SOURCE DATA ::
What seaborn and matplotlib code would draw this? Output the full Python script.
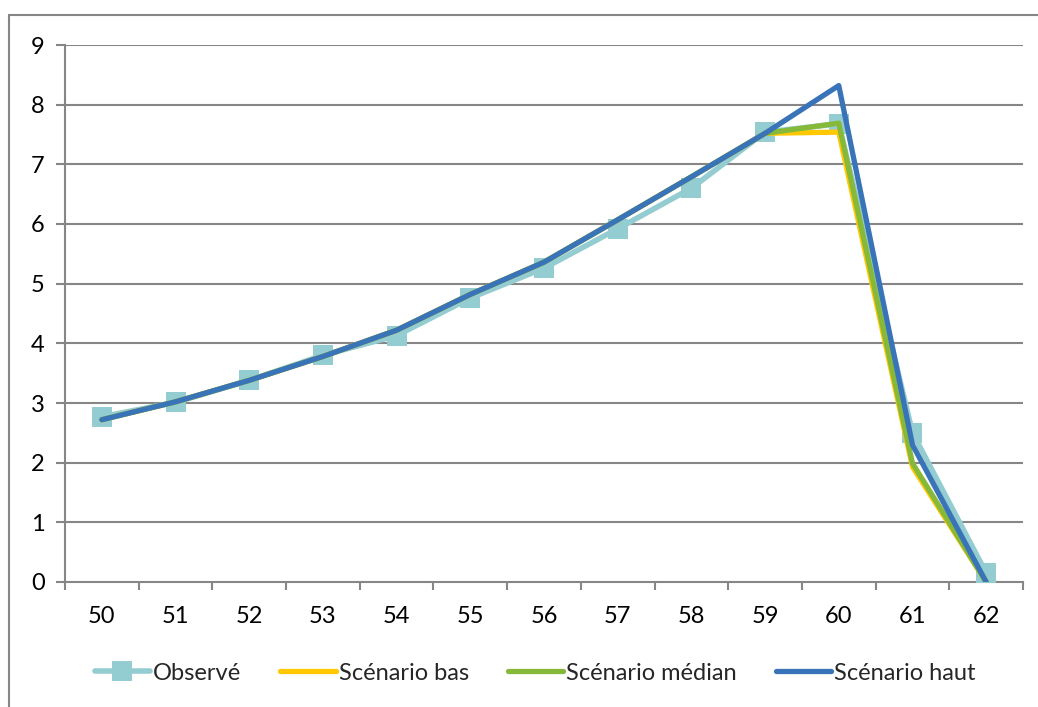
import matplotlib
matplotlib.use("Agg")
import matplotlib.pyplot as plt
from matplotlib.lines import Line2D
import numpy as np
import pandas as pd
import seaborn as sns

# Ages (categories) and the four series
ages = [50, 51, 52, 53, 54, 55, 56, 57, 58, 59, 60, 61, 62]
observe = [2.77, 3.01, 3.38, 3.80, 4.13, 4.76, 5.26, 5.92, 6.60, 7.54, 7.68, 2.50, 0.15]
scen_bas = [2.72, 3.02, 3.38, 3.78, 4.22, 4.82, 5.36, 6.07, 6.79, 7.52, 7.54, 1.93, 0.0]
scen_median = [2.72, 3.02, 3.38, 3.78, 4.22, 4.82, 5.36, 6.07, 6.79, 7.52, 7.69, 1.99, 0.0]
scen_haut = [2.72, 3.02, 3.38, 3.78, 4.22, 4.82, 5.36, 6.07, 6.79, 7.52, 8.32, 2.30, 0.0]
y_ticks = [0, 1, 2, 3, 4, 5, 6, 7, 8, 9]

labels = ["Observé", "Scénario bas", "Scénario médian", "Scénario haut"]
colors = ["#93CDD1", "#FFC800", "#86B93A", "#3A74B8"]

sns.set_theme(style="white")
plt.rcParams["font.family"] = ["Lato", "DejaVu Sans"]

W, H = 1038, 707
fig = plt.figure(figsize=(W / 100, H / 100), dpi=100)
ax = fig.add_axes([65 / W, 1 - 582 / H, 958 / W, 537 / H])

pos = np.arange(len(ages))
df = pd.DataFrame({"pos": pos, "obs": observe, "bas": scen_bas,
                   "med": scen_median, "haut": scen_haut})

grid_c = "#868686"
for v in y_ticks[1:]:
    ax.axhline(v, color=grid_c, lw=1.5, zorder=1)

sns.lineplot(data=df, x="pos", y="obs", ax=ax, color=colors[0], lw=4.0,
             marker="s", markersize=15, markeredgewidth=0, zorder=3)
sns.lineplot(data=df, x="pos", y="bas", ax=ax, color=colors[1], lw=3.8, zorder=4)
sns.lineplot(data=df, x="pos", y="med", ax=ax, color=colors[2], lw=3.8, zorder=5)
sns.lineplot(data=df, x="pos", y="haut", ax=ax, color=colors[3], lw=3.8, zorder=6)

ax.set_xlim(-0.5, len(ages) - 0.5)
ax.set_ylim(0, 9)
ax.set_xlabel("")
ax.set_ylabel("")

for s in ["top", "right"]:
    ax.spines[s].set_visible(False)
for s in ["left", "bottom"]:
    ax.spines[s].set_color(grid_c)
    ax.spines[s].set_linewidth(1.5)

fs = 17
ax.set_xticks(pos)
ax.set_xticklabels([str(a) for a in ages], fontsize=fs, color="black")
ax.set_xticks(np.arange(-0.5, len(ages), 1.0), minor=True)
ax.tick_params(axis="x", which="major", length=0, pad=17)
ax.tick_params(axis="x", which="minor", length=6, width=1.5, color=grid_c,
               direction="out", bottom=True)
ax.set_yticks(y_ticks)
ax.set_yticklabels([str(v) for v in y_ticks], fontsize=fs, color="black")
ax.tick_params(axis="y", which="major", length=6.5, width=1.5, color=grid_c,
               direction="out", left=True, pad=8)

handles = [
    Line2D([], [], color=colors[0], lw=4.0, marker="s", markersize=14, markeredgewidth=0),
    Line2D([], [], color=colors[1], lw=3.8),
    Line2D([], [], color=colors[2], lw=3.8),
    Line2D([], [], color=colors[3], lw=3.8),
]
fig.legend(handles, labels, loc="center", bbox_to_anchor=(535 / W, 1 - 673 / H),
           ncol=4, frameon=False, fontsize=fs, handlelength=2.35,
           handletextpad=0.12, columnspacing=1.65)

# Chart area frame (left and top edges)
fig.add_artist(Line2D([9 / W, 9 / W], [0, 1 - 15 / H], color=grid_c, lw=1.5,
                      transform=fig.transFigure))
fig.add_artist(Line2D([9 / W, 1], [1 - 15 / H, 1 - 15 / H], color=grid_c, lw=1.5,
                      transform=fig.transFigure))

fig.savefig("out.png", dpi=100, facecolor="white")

CHALLENGE :: Pictures are to be left out; repeat all the remaining data exactly.

SOLUTION TO THE PROBLEM ::
What seaborn and matplotlib code would draw this? Output the full Python script.
import matplotlib
matplotlib.use("Agg")
import matplotlib.pyplot as plt
from matplotlib.lines import Line2D
import numpy as np
import pandas as pd
import seaborn as sns

# Ages (categories) and the four series
ages = [50, 51, 52, 53, 54, 55, 56, 57, 58, 59, 60, 61, 62]
observe = [2.77, 3.01, 3.38, 3.80, 4.13, 4.76, 5.26, 5.92, 6.60, 7.54, 7.68, 2.50, 0.15]
scen_bas = [2.72, 3.02, 3.38, 3.78, 4.22, 4.82, 5.36, 6.07, 6.79, 7.52, 7.54, 1.93, 0.0]
scen_median = [2.72, 3.02, 3.38, 3.78, 4.22, 4.82, 5.36, 6.07, 6.79, 7.52, 7.69, 1.99, 0.0]
scen_haut = [2.72, 3.02, 3.38, 3.78, 4.22, 4.82, 5.36, 6.07, 6.79, 7.52, 8.32, 2.30, 0.0]
y_ticks = [0, 1, 2, 3, 4, 5, 6, 7, 8, 9]

labels = ["Observé", "Scénario bas", "Scénario médian", "Scénario haut"]
colors = ["#93CDD1", "#FFC800", "#86B93A", "#3A74B8"]

sns.set_theme(style="white")
plt.rcParams["font.family"] = ["Lato", "DejaVu Sans"]

W, H = 1038, 707
fig = plt.figure(figsize=(W / 100, H / 100), dpi=100)
ax = fig.add_axes([65 / W, 1 - 582 / H, 958 / W, 537 / H])

pos = np.arange(len(ages))
df = pd.DataFrame({"pos": pos, "obs": observe, "bas": scen_bas,
                   "med": scen_median, "haut": scen_haut})

grid_c = "#868686"
for v in y_ticks[1:]:
    ax.axhline(v, color=grid_c, lw=1.5, zorder=1)

sns.lineplot(data=df, x="pos", y="obs", ax=ax, color=colors[0], lw=4.0,
             marker="s", markersize=15, markeredgewidth=0, zorder=3)
sns.lineplot(data=df, x="pos", y="bas", ax=ax, color=colors[1], lw=3.8, zorder=4)
sns.lineplot(data=df, x="pos", y="med", ax=ax, color=colors[2], lw=3.8, zorder=5)
sns.lineplot(data=df, x="pos", y="haut", ax=ax, color=colors[3], lw=3.8, zorder=6)

ax.set_xlim(-0.5, len(ages) - 0.5)
ax.set_ylim(0, 9)
ax.set_xlabel("")
ax.set_ylabel("")

for s in ["top", "right"]:
    ax.spines[s].set_visible(False)
for s in ["left", "bottom"]:
    ax.spines[s].set_color(grid_c)
    ax.spines[s].set_linewidth(1.5)

fs = 17
ax.set_xticks(pos)
ax.set_xticklabels([str(a) for a in ages], fontsize=fs, color="black")
ax.set_xticks(np.arange(-0.5, len(ages), 1.0), minor=True)
ax.tick_params(axis="x", which="major", length=0, pad=17)
ax.tick_params(axis="x", which="minor", length=6, width=1.5, color=grid_c,
               direction="out", bottom=True)
ax.set_yticks(y_ticks)
ax.set_yticklabels([str(v) for v in y_ticks], fontsize=fs, color="black")
ax.tick_params(axis="y", which="major", length=6.5, width=1.5, color=grid_c,
               direction="out", left=True, pad=8)

handles = [
    Line2D([], [], color=colors[0], lw=4.0, marker="s", markersize=14, markeredgewidth=0),
    Line2D([], [], color=colors[1], lw=3.8),
    Line2D([], [], color=colors[2], lw=3.8),
    Line2D([], [], color=colors[3], lw=3.8),
]
fig.legend(handles, labels, loc="center", bbox_to_anchor=(535 / W, 1 - 673 / H),
           ncol=4, frameon=False, fontsize=fs, handlelength=2.35,
           handletextpad=0.12, columnspacing=1.65)

# Chart area frame (left and top edges)
fig.add_artist(Line2D([9 / W, 9 / W], [0, 1 - 15 / H], color=grid_c, lw=1.5,
                      transform=fig.transFigure))
fig.add_artist(Line2D([9 / W, 1], [1 - 15 / H, 1 - 15 / H], color=grid_c, lw=1.5,
                      transform=fig.transFigure))

fig.savefig("out.png", dpi=100, facecolor="white")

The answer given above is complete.